The problem is, if we decide some of our feelings are not OK and try to shut them down, this doesn’t address why they are there or help us understand them; we miss out on the opportunity to work with them and to understand ourselves. Actually, when we try to deny a feeling it just makes it more likely that it will build up underneath the surface, causing us to act it out in an unconscious way. On the other hand, allowing ourselves to have our real feelings fulfils the deep need we all have to get to be ourselves.
Experiencing our feelings doesn’t mean letting ourselves be taken over by them and acting inappropriately. If we are mindfully observing our emotions, we can allow ourselves to feel them fully, without acting them out or believing that they are the truth. When people become blinded by their emotional reactions they are not actually being present with their feelings, nor trying to understand where they come from.
Our emotions have meaning and are often related to experiences from our past. For example, we may have a strong emotional response to something because we were reminded of a difficult event from our childhood. Often this is unconscious, and bringing awareness to our feelings can illuminate these issues and help us understand the true significance of what we’re experiencing. Being present with our real feelings is how we start to heal our emotional injuries, instead of avoiding them or inflicting them on each other.
When we have a healthy relationship with our feelings we don’t reject them, assume that our emotional reactions are the truth, or act them out on others; we welcome them with curiosity and mindful awareness and use them as a gateway into deeper understanding of ourselves.

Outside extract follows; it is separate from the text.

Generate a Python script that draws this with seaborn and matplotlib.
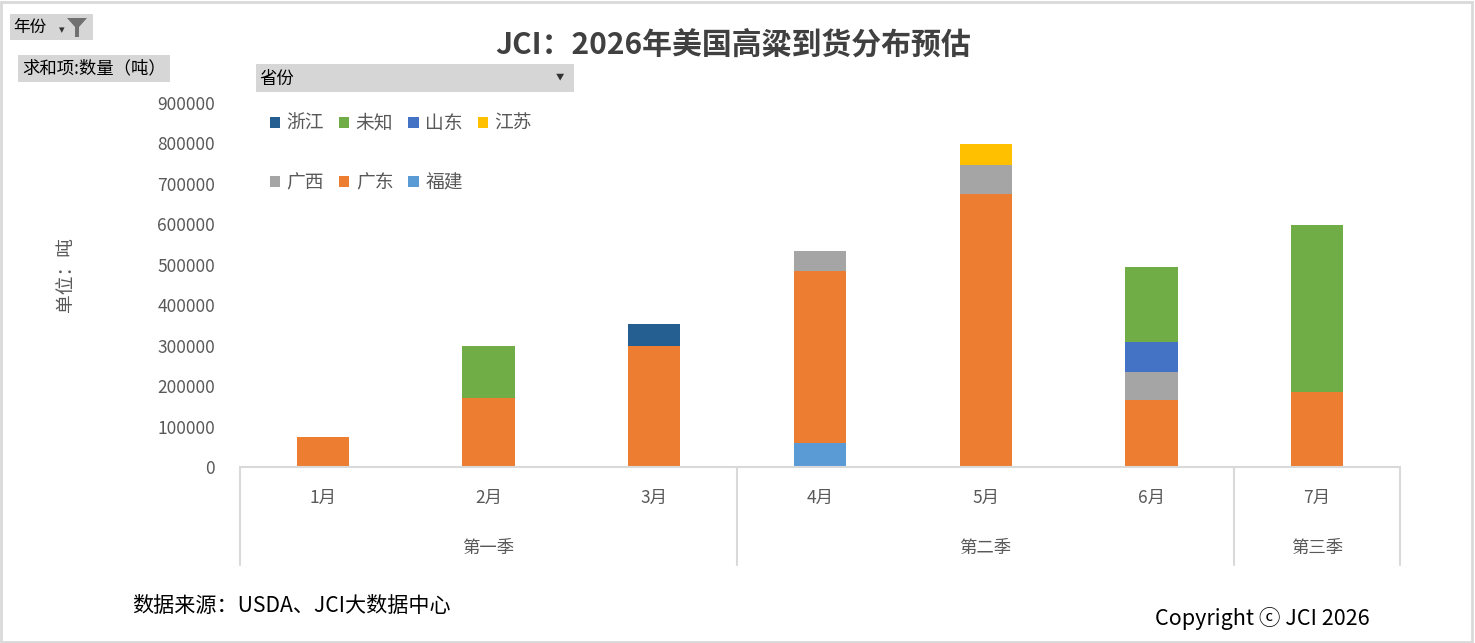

This attitude of openness towards one’s feelings is beautifully captured in this poem written by the 13th century Sufi mystic Rumi:
The Guest House
This being human is a guest house.
Every morning a new arrival.
A joy, a depression, a meanness,
some momentary awareness comes
as an unexpected visitor.
Welcome and entertain them all!
Even if they’re a crowd of sorrows,
who violently sweep your house
empty of its furniture,
still, treat each guest honorably.
He may be clearing you out
for some new delight.
The dark thought, the shame, the malice,
meet them at the door laughing,
and invite them in.
Be grateful for whoever comes,
because each has been sent
as a guide from beyond.
-Rumi (translation by Coleman Barks).